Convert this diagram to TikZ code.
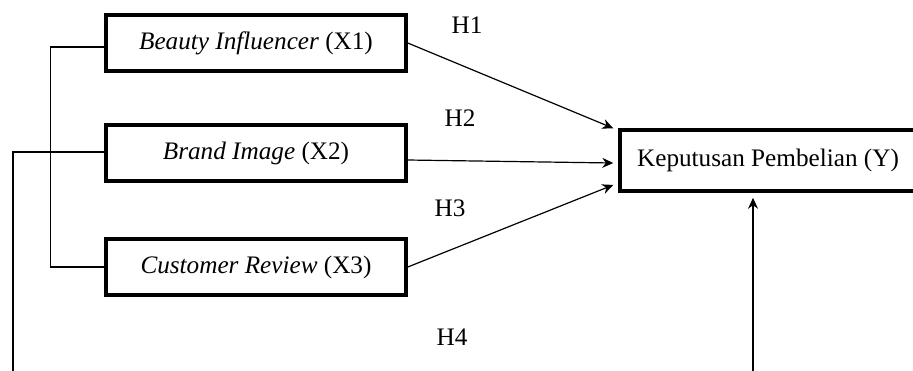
\documentclass[tikz,border=0pt]{standalone}
\usepackage{fontspec}
\setmainfont{Liberation Serif}
\usetikzlibrary{arrows.meta, positioning}

\begin{document}
\begin{tikzpicture}[x=0.5pt, y=-0.5pt, >={Stealth[length=5.5pt,width=5pt]},
  every node/.style={font=\fontsize{12.6}{15}\selectfont},
  varbox/.style={draw, line width=1.75pt, minimum width=150pt, minimum height=28pt, inner sep=2pt},
  link/.style={line width=0.6pt}]
\useasboundingbox (0,0) rectangle (913,370);
\node[varbox] (bi) at (256,43) {\textit{Beauty Influencer} (X1)};
\node[varbox, below=25.25pt of bi] (img) {\textit{Brand Image} (X2)};
\node[varbox, below=27.25pt of img] (rev) {\textit{Customer Review} (X3)};
\node[varbox, minimum width=148pt, minimum height=30.5pt] (kp) at (768,160.5) {Keputusan Pembelian (Y)};
\node (h1) at (467,25) {H1};
\node (h2) at (460,118) {H2};
\node (h3) at (450,208) {H3};
\node (h4) at (452,337) {H4};
\coordinate (bot2) at (13,372);
\coordinate (bot4) at (753,372);
\draw[link] ([yshift=-2pt]bi.west) -- ++(-27pt,0) |- (rev.west);
\draw[link] ([yshift=0.5pt]img.west) -| (bot2);
\draw[link, ->] (bi.east) -- ([xshift=-2.5pt]kp.north west);
\draw[link, ->] ([yshift=-3.5pt]img.east) -- ([xshift=-2.5pt, yshift=-1.25pt]kp.west);
\draw[link, ->] (rev.east) -- ([xshift=-2.5pt, yshift=3.9pt]kp.south west);
\draw[link, ->] (bot4) -- ([yshift=-2.5pt]kp.south -| bot4);
\end{tikzpicture}
\end{document}
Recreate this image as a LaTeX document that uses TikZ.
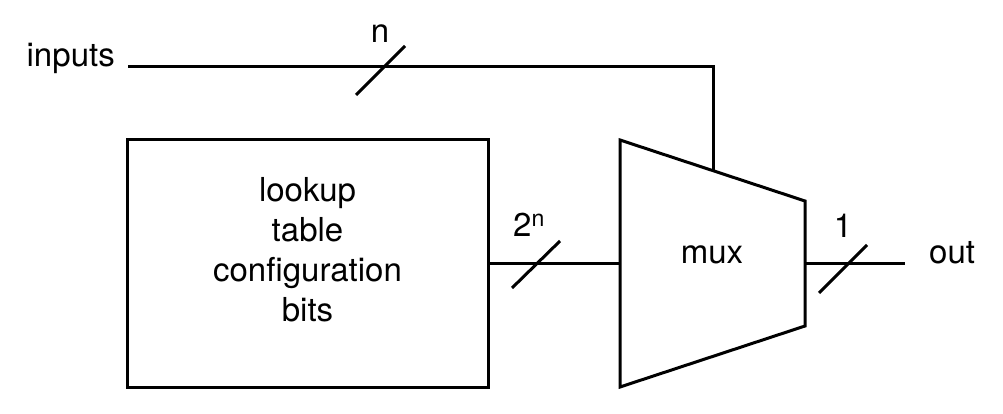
\documentclass[tikz,border=0pt]{standalone}
\usepackage{fontspec}
\setmainfont{TeX Gyre Heros}
\usetikzlibrary{calc}
\begin{document}
\begin{tikzpicture}[x=1pt,y=-1pt,
  wire/.style={line width=3pt},
  slashmark/.style={line width=3pt},
  txt/.style={inner sep=0pt,font=\fontsize{33}{40}\selectfont},
  lutbox/.style={draw,line width=3pt,minimum width=361pt,minimum height=247pt,inner sep=0pt},
  muxshape/.style={line width=3pt,line join=miter}]
\useasboundingbox (0,0) rectangle (1003,414);
% labels
\node[txt,anchor=base east] (inputs) at (115,67) {inputs};
\node[txt,anchor=base] (nlab) at (380,43) {n};
% LUT
\node[lutbox] (lut) at (307.5,263.5) {};
\node[txt,align=center] (luttext) at ($(lut.center)+(0,-13.5)$) {lookup\\table\\configuration\\bits};
% mux
\coordinate (mtl) at (620,140);
\coordinate (mtr) at (805,201);
\coordinate (mbr) at (805,326);
\coordinate (mbl) at (620,387);
\draw[muxshape] (mtl) -- (mtr) -- (mbr) -- (mbl) -- cycle;
\node[txt,anchor=base] (mux) at (712,263) {mux};
\coordinate (mtop) at ($(mtl)!0.5027!(mtr)$);
\coordinate (min) at (620,263);
\coordinate (mout) at (805,263);
% wires
\coordinate (instart) at (128,67);
\coordinate (corner) at (mtop |- instart);
\draw[wire] (instart) -- (corner) -- (mtop);
\draw[wire] (lut.east |- min) -- (min);
\coordinate (outend) at (905,263);
\draw[wire] (mout) -- (outend);
\node[txt,anchor=base west] (out) at (929,263) {out};
% bus slashes
\coordinate (s1) at (384,67);
\draw[slashmark] ($(s1)+(-28,28)$) -- ($(s1)+(21,-21)$);
\coordinate (s2) at (537,263);
\draw[slashmark] ($(s2)+(-25,25)$) -- ($(s2)+(23,-22)$);
\coordinate (s3) at (849,263);
\draw[slashmark] ($(s3)+(-30,30)$) -- ($(s3)+(18,-18)$);
\node[txt,anchor=base west] (twon) at (513,236) {2\textsuperscript{n}};
\node[txt,anchor=base] (one) at (843,237) {1};
\end{tikzpicture}
\end{document}
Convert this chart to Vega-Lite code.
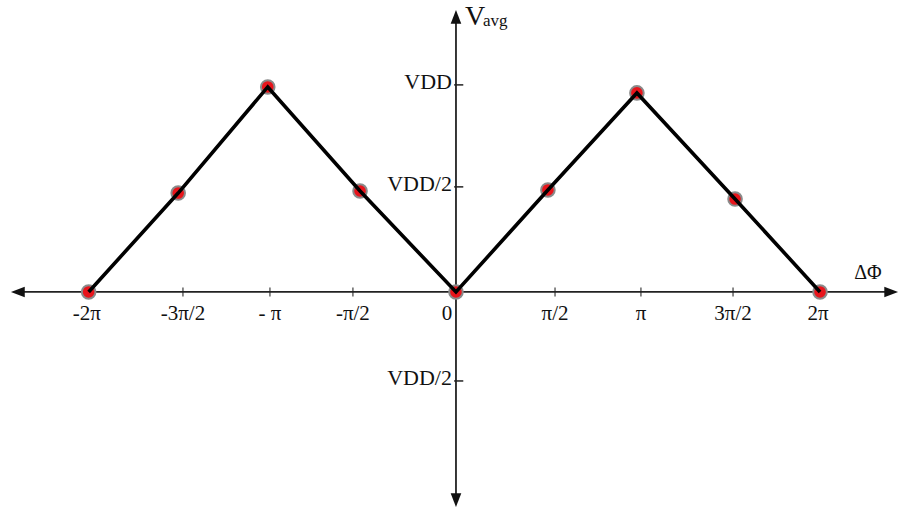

### STATED TASK
Which lines above contain the word "this"? Copy each of them.

### TASK ANSWER
Convert this diagram to TikZ code.
Recreate this image as a LaTeX document that uses TikZ.
Convert this chart to Vega-Lite code.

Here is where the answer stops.